Content Warning: This article discusses suicidal thoughts and references sexual assault
“What kind of housemate are you?”
Admit it, we’ve all read those crappy Buzzfeed articles before arriving at university.
First, there’s the “Neat Freak” who drives everyone mad with their obsessive cleaning and timetables. Next, is “Sporty One”, who lives in lycra and spends more time in the gym than in lectures, religiously recording every session on Insta, of course.
Then it’s the “Party Animal” who is ALWAYS up for a night in Sugarhouse or getting hammered by one o’clock (in the afternoon, obvs). After that, there’s the “Thief” who uses up all your milk without asking, scoffs your Hobnobs and runs away with your shiny new spoons.

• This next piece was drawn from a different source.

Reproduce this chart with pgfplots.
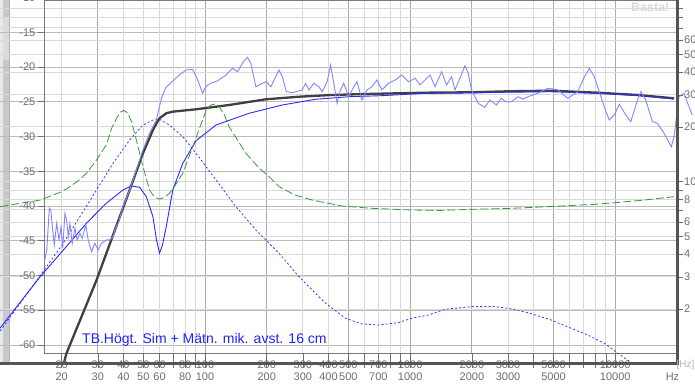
\documentclass[border=0pt]{standalone}
\usepackage{fontspec}
\setmainfont{Liberation Sans}
\usepackage{pgfplots}
\pgfplotsset{compat=1.18}
\definecolor{gridD}{HTML}{ABABAB}
\definecolor{gridL}{HTML}{DADADA}
\definecolor{gridM}{HTML}{BBBBBB}
\definecolor{labgray}{HTML}{6E6E6E}
\definecolor{framec}{HTML}{7A7A7A}
\definecolor{barc}{HTML}{555555}
\definecolor{simblk}{HTML}{404040}
\definecolor{simblue}{HTML}{2A2AFF}
\definecolor{measblue}{HTML}{8585FF}
\definecolor{dotblue}{HTML}{3535FF}
\definecolor{impgreen}{HTML}{3C963C}
\definecolor{titleblue}{HTML}{2222FF}
\tikzset{lab/.style={font=\fontsize{11}{12}\selectfont,text=labgray,inner sep=0pt}}
\begin{document}
\begin{tikzpicture}[x=1pt,y=1pt]
\useasboundingbox (0,0) rectangle (695,390);
\clip (0,0) rectangle (695,390);
\fill[white] (0,0) rectangle (695,390);
\fill[gray!18] (0,27) rectangle (3,390);
\fill[gray!42] (3,27) rectangle (9,390);
\fill[gray!28] (3,330) rectangle (9,372);
\draw[gray!60, line width=0.6pt] (9.3,27) -- (9.3,390);
% background dB grid (extends to left edge)
\begin{axis}[at={(0pt,37pt)},anchor=south west,scale only axis,
  width=677pt,height=353pt,xmode=log,xmin=10.03,xmax=20000,
  ymin=-61.15, ymax=-10.35,
  axis line style={draw=none}, tick style={draw=none},
  xticklabels={}, yticklabels={}, xtick=\empty, xminorticks=false,
  ytick={-60,-55,-50,-45,-40,-35,-30,-25,-20,-15},
  ymajorgrids, grid style={gridM, line width=0.8pt}]
\end{axis}
% grid axis (impedance log grid + frequency grid)
\begin{axis}[at={(0pt,37pt)},anchor=south west,scale only axis,
  width=677pt,height=353pt,xmode=log,xmin=10.03,xmax=20000,
  ymode=log, ymin=1.146, ymax=99.5,
  axis line style={draw=none}, tick style={draw=none},
  xticklabels={}, yticklabels={},
  xtick={30,100,200,500,1000,2000,5000,10000},
  minor xtick={20,40,50,60,70,80,90,300,400,600,700,800,900,3000,4000,6000,7000,8000,9000,20000},
  ytick={10}, minor ytick={2,3,4,5,6,7,8,9,20,30,40,50,60,70,80,90},
  grid=both,
  every major x grid/.style={gridD, line width=0.8pt},
  every minor x grid/.style={gridL, line width=0.8pt},
  every major y grid/.style={gridL, line width=0.8pt},
  every minor y grid/.style={gridL, line width=0.8pt}]
\end{axis}
% dB axis
\begin{axis}[at={(44pt,37pt)},anchor=south west,scale only axis,
  width=633pt,height=353pt,xmode=log,xmin=16.4,xmax=20000,clip=false,
  ymin=-61.15, ymax=-10.35,
  axis line style={framec, line width=0.8pt},
  xtick=\empty, xminorticks=false,
  ytick pos=left, tick align=outside, major tick length=6pt,
  tick style={labgray, line width=0.6pt},
  ytick={-60,-55,-50,-45,-40,-35,-30,-25,-20,-15},
  yticklabels={-60,-55,-50,-45,-40,-35,-30,-25,-20,-15},
  yticklabel style={lab, xshift=-2.5pt}]
\addplot[dotblue, line width=0.8pt, dash pattern=on 2pt off 2.2pt] coordinates {
(10.03,-57.98) (15.99,-49.68) (20.36,-45.36) (24.54,-41.53) (29.57,-37.69) (35.6,-33.85)
(42.9,-30.5) (49.8,-28.34) (55.7,-27.62) (60,-27.52) (67.08,-28.34) (77.9,-30.02)
(90.4,-32.41) (113.1,-36.25) (141.4,-40.09) (176.9,-43.45) (229.5,-46.8) (286.9,-50.17)
(386.7,-53.99) (483.6,-56.15) (582.1,-56.97) (701.6,-57.12) (877.6,-56.78) (1018,-56.15)
(1227,-55.68) (1479,-54.86) (1991,-54.48) (2586,-54.48) (3000,-54.71) (3752,-55.35)
(4869,-56.4) (6087,-57.59) (7335,-58.55) (8843,-59.75) (9888,-60.81) (11470,-62.15)
(12260,-62.63) (19430,-62.63)};
\addplot[simblk, line width=2.3pt] coordinates {
(20.5,-62.6) (21.1,-61.2) (29.6,-50.64) (35.6,-44.17) (42.9,-37.69) (49.8,-32.41)
(55.7,-29.06) (58,-28.1) (60,-27.37) (64.7,-26.65) (69.6,-26.42) (90.4,-26.08) (131,-25.46)
(198,-24.64) (287,-24.27) (415,-24.02) (605,-23.88) (1182,-23.69) (1991,-23.63)
(3000,-23.49) (4869,-23.40) (8204,-23.69) (12830,-24.02) (19340,-24.5)};
\addplot[simblue, line width=0.9pt] coordinates {
(10.0,-57.59) (15.7,-50.17) (20.4,-46.32) (26.4,-42.48) (33.0,-39.6) (39.8,-37.69)
(43.7,-37.12) (48.0,-37.3) (51.7,-38.65) (55.7,-41.53) (58.0,-44.9) (60.0,-46.8)
(62.0,-45.6) (64.7,-42.97) (69.6,-37.69) (77.9,-33.85) (90.4,-30.6) (113.1,-28.34)
(164.1,-26.65) (238.1,-25.46) (345.8,-24.64) (501.9,-24.27) (725.5,-24.12) (1182,-23.78)
(1991,-23.69) (4869,-23.55) (8204,-23.78) (12830,-24.1) (19340,-24.6)};
\addplot[measblue, line width=0.9pt] coordinates {
(16.47,-48.01) (16.92,-46.32) (17.41,-40.32) (17.69,-40.57) (18.09,-43.45) (18.41,-45.6)
(18.91,-42.48) (19.41,-44.88) (19.85,-42.97) (20.23,-46.08) (20.75,-41.04) (21.14,-42.01)
(21.53,-44.41) (21.94,-42.48) (22.51,-45.36) (23.2,-43.2) (23.81,-44.88) (24.54,-43.92)
(25.18,-44.64) (26.24,-42.73) (26.92,-44.88) (27.97,-46.57) (29.01,-45.36) (30.1,-46.32)
(31.27,-45.36) (33.06,-44.88) (34.3,-44.88) (35.6,-44.41) (36.28,-43.45) (37.94,-42.29)
(39.81,-40.09) (42.9,-37.69) (46.24,-34.81) (49.8,-31.94) (53.66,-29.53) (57.83,-27.62)
(61.36,-24.45) (64.17,-23.01) (69.6,-22.01) (75.02,-21.14) (80.87,-20.42) (87.07,-20.35)
(92.06,-21.86) (97.34,-23.78) (101.5,-22.73) (107.3,-22.29) (114.7,-22.01) (126.4,-21.14)
(136.1,-20.18) (143.9,-20.67) (153.4,-19.27) (161,-18.6) (167.2,-19.46) (176.9,-22.83)
(190.4,-22.34) (199.1,-22.11) (209.2,-22.83) (229.5,-20.42) (238.1,-21.39) (249,-23.55)
(266.2,-23.69) (297.7,-23.3) (309.3,-22.34) (320.9,-23.3) (339.4,-22.34) (358.9,-22.83)
(372.4,-23.55) (393.7,-22.11) (409,-19.71) (424.4,-22.34) (440.3,-25.22) (457.4,-23.3)
(474.5,-22.34) (501.9,-24.27) (530.8,-22.83) (550.7,-22.11) (582.1,-24.74) (615.6,-23.3)
(651,-22.83) (688.5,-21.86) (728,-23.3) (784.8,-22.34) (845.8,-21.86) (910.7,-21.14)
(981.1,-22.11) (1057,-21.62) (1118,-22.58) (1182,-21.86) (1250,-21.14) (1322,-22.83)
(1424,-20.67) (1506,-22.58) (1592,-21.39) (1654,-23.3) (1749,-21.62) (1849,-19.81)
(1919,-20.9) (1991,-23.3) (2146,-25.22) (2313,-25.79) (2446,-24.74) (2633,-25.46)
(2784,-24.5) (2934,-25.03) (3113,-24.99) (3355,-24.27) (3548,-24.6) (3752,-24.27)
(3967,-24.02) (4195,-23.78) (4692,-23.06) (5019,-23.16) (5248,-23.3) (5868,-24.5)
(6564,-23.55) (7071,-21.39) (7477,-20.18) (7907,-21.39) (8513,-24.27) (8873,-25.89)
(9352,-27.62) (9888,-26.9) (10457,-25.36) (11259,-26.9) (11905,-27.86) (12830,-24.74)
(13312,-23.55) (14076,-24.74) (15177,-27.86) (16045,-28.09) (17293,-29.53) (18762,-31.46)
(19340,-30.02) (20450,-24.27) (21630,-23.78) (22870,-25.71) (23730,-26.9)};
\end{axis}
% impedance axis (right)
\begin{axis}[at={(44pt,37pt)},anchor=south west,scale only axis,
  width=633pt,height=353pt,xmode=log,xmin=16.4,xmax=20000,clip=false,
  ymode=log, ymin=1.146, ymax=99.5,
  axis x line=none, axis y line*=right, axis line style={draw=none},
  tick align=outside, major tick length=6pt, yminorticks=false,
  tick style={labgray, line width=0.6pt},
  ytick={2,3,4,5,6,7,8,9,10,20,30,40,50,60,70,80,90,100},
  yticklabels={2,3,4,5,6,,8,,10,20,30,40,50,60,,,,},
  yticklabel style={lab, anchor=west, xshift=1pt}]
\addplot[impgreen, line width=0.8pt, dash pattern=on 8pt off 3pt] coordinates {
(10.03,7.29) (12.54,7.61) (15.73,7.93) (20.0,8.81) (21.94,9.39) (23.99,10.09) (26.4,11.12)
(29.57,13.16) (33.0,15.91) (35.09,19.73) (37.1,22.39) (38.8,24.15) (40.12,24.61)
(41.96,23.85) (43.87,21.28) (46.24,16.95) (49.8,12.09) (53.66,9.0) (56.75,8.19) (60,8.04)
(63.45,8.19) (67.08,8.64) (71.74,9.59) (77.9,11.12) (87.07,15.57) (97.34,21.83)
(101.5,24.78) (106.9,26.39) (112.2,26.73) (117.3,25.83) (124.1,23.26) (131,20.05)
(158.1,14.32) (183.4,11.89) (205.2,10.65) (229.5,9.39) (274.3,8.45) (332.9,7.93)
(465.6,7.35) (651,7.14) (1018,6.99) (1372,6.95) (1991,7.05) (3113,7.14) (5444,7.35)
(7907,7.51) (10260,7.69) (13830,7.93) (19340,8.27)};
\end{axis}
% frequency tick labels
\begin{axis}[at={(44pt,37pt)},anchor=south west,scale only axis,
  width=633pt,height=353pt,xmode=log,xmin=16.4,xmax=20000,clip=false,
  ymin=0, ymax=1,
  axis y line=none, axis x line*=bottom, axis line style={draw=none},
  tick align=outside, major tick length=15pt, xminorticks=false,
  tick style={labgray, line width=0.6pt},
  xtick={20,30,40,50,60,70,80,90,100,200,300,400,500,600,700,800,900,1000,2000,3000,4000,5000,6000,7000,8000,9000,10000},
  xticklabels={{20\\20},{30\\30},{40\\40},{50\\50},{60\\60},{},{80\\80},{},{100\\100},{200\\200},{300\\300},{400\\400},{500\\500},{},{700\\700},{},{},{1000\\1000},{2000\\2000},{3000\\3000},{},{5000\\5000},{},{},{},{},{10000\\10000}},
  xticklabel style={lab, align=center, anchor=north, yshift=7pt}]
\end{axis}
\draw[barc, line width=3pt] (677.5,390) -- (677.5,25);
\draw[barc, line width=3.5pt] (0,26.7) -- (679,26.7);
\node[lab, anchor=east] at (35.5,392.4) {-10};
\node[anchor=base west, font=\fontsize{14}{16}\selectfont, text=titleblue, inner sep=0pt] at (82,46) {TB.Högt. Sim + Mätn. mik. avst. 16 cm};
\node[anchor=north west, font=\bfseries\fontsize{12.5}{14}\selectfont, text=gray!30, inner sep=0pt] at (631,387) {Basta!};
\node[anchor=west, font=\fontsize{10}{12}\selectfont, text=gray!55, inner sep=0pt] at (676.5,25) {[Hz]};
\node[lab] at (672.5,13) {Hz};
\end{tikzpicture}
\end{document}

Finally, there’s the “Ghost”, whose existence you are only made aware of by the presence of their toothbrush in the bathroom, and the occasional coughing noise coming from their room.
But who is this elusive ghost? And why do you never see them?
Maybe they’re actually a vampire, only emerging at night: reduced to dust by any glimmer of sunlight. Maybe they’ve only recently discovered Netflix and are lying in bed, transfixed, watching back-to-back episodes of Game of Thrones.
Or maybe, just maybe, they’re struggling with crippling mental health problems. Too afraid to leave their room or even attend lectures.
I was a Ghost Housemate, once upon a time, before coming to Lancaster.
Already having had problems with anxiety and restrictive eating the previous summer, I quickly became overwhelmed upon arriving at my former university. Attempting to juggle a degree with lectures that might as well have been delivered in Russian, an intense “friendship” with a fellow fresher I’d met online, and a kitchen colonised by my drug-dealing flatmate and his “pals”, it wasn’t long before the panic attacks started.
Shortly after that, I moved all my food into my room so that I wouldn’t need to enter our ever-full-of-grown-men kitchen to attempt to eat my dinner. Then, I stopped attending lectures, doing my work, and going on nights out or sitting to chat with my other housemates. Finally, I stopped leaving my room.
Instead, I spent all my days and nights alternating between sitting on my bed crying while binge-eating dry cereal (your guess is as good as mine!), failing to sleep, and standing in the shower having severe suicidal thoughts. I didn’t leave my room for two weeks and, after hundreds of distressed calls with my parents, it wasn’t long before I left that university.
Despite a month of getting to know each other by playing Never Have I Ever, gate-crashing parties and having heart-to-hearts over cups of tea, not once did my other housemates check that I was alright.
And I wasn’t alone. Just typing “can’t leave my room at uni” into Google yields hundreds of posts from students who have been in the same situation.
Amy*, a second-year law student at the University of Nottingham, felt so much pressure to get a first in her degree, that she worked morning and night, barely taking time to leave her room or grab a cup of tea. In her first year, she only spoke to her housemates during fresher’s week and felt very lonely, stressed and exhausted.
Then there’s Shannon*, a previously bright and popular girl, who had lots of friends while at sixth-form. After being sexually assaulted on a night out in freshers’ week, she found herself shaking and crying every time she tried to leave her room. Eventually, she was unable to go out at all and developed severe depression. Like me, she had to drop out of uni.
Now, enough of the gloom.
I’m not saying for one minute that my flatmates were to blame, or that every Ghost Housemate is depressed and sitting in their room binge-eating dry cereal. They could just be busy winning tournaments on FIFA 17.
But maybe, just maybe, next time you’re walking past their room, you could stop and knock on the Ghost Housemate’s door. You could be greeted by a vampire or an angry boy with a controller in his hand, or you could be greeted by someone who is very grateful.
*Names have been changed to protect the privacy of individuals.